Oct 2, 2009 3 min read
COMMENTARY BY

Former Executive Vice President

Kim R. Holmes was the Executive Vice President at The Heritage Foundation.

President Obama's speeches often claim "the time has come" for something, or "the days" of this or that "are over." It's as if his presidency has introduced a new epoch.

I used to think that invoking the vision of a new age was merely a rhetorical device to distinguish him from George W. Bush. Now I think it is something more - a way to make a very old philosophy sound new and failed policies of the past seem fresh and exciting.

The trope was in full view last week when the president spoke before the U.N. General Assembly. "The time has come to realize that the old habits, old arguments, are irrelevant to the changes faced by our people," he intoned. But when he got around to presenting his new arguments and ideas, they sounded rather familiar.

Every policy and theme outlined in the president's speech has been tried; most have failed. They only appear fresh because their failure happened so long ago that some of us have forgotten and others who don't know history think them untried.

Take Mr. Obama's "comprehensive agenda" to rid the world of nuclear weapons. This dream is as old as the first atomic bomb explosion. Arms control agreements have failed so many times, it's hard to keep track of the failures. Despite all these agreements, North Korea and Pakistan managed to get their own nuclear weapons, and Iran is close behind.

Mr. Obama would have us believe that nukes have proliferated due to (a) a lack of good faith gestures by America (i.e., unilateral disarmament) and (b) a need for new agreements. But the problem with North Korea and Iran, who are merely the worst proliferators, is not the lack of agreements but their failure to live up to those they've signed.

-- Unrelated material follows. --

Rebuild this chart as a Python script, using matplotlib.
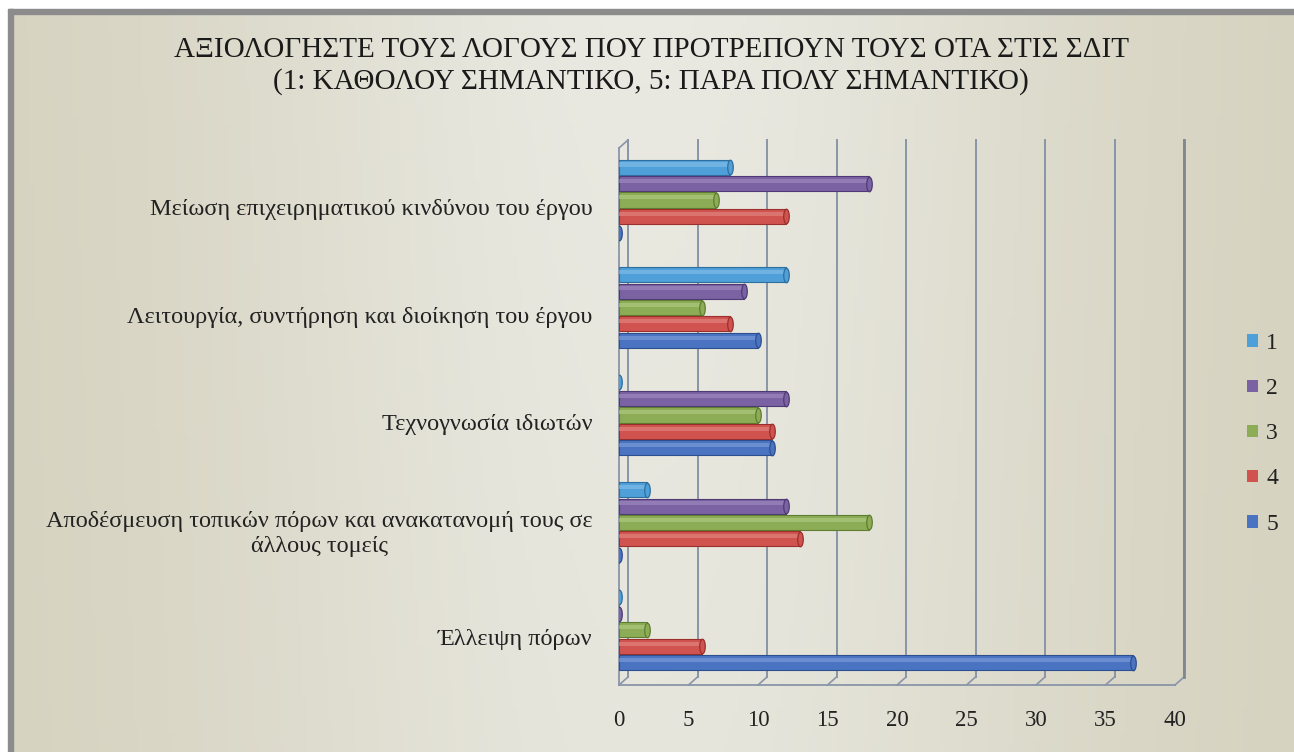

Don't get me wrong. When arms control negotiators are hard-headed, as Ronald Reagan was, agreements can be beneficial. The trouble starts when you can't tell friend from foe, and you assume America is as much a part of the problem as, say, North Korea. In this version of "blame America," Mr. Obama's arms control approach is a throwback to the days of Jimmy Carter's failed Strategic Arms Limitation Talks and Bertrand Russell's Campaign for Nuclear Disarmament (CND) of the 1950s. The real disarmament target of the CND was not rogue states but the United States and Western powers.

Another already-tried idea of the president's is "engagement," which appears in many forms. It was particularly prominent in the U.N. speech, when he said he has "re-engaged" by joining the disappointing U.N. Human Rights Council.

Engagement is one of those words diplomats love, often adorned with such clever modifiers as "selective" and "constructive." It can mean practically anything, but it sounds good because, whatever it is, it's not war or conflict.

The hallmark of Mr. Obama's engagement strategy was Iran. The sheer act of offering to talk was supposed to convince the Iranians to give up their nuclear program. It didn't work. His Iran policy came crashing down last week when yet another secret nuclear site was discovered. He discovered what Mr. Bush learned when he and the Europeans repeatedly offered negotiations to the Iranians: They prefer to keep their program regardless of the incentives we offer.

Engagement should be a means to an end, not an end in itself. If circumstances are ripe for negotiations, by all means, negotiate. But if they are not, don't pretend that repeatedly offering diplomatic talks and getting nothing in return will change anything. For countries like Iran and North Korea, the problem is not that we don't respect them, but that they want something we don't want them to have - namely, nuclear weapons.

If you value engagement more for what it promises, as Mr. Obama does, rather than what it delivers, then you will often err on the side of letting things slide. You can always excuse delay and deferral of solving hard issues because the cost of acting appears to be greater and riskier than no action. The problem, of course, is that sometimes no action is the riskiest strategy of all, as we saw in the years of neglect of al Qaeda that led up to Sept. 11.

This is a hard lesson of history. But if you make a virtue of forgetting that history, which is the president's habit when he makes exaggerated claims about the benefits of engagement, then you not only lose a record of what has worked and what has not worked. You also lose a balanced view of what is possible and what is not.

A little modesty is in order, Mr. President. The "time has come," indeed, not for recycling failed policies of the past, but to drop the pretense of ushering in a "new" age, which didn't work out so well the last time it was tried.

Kim Holmes is vice president of foreign- and defense-policy studies at the Heritage Foundation and author of "Liberty's Best Hope: American Leadership for the 21st Century."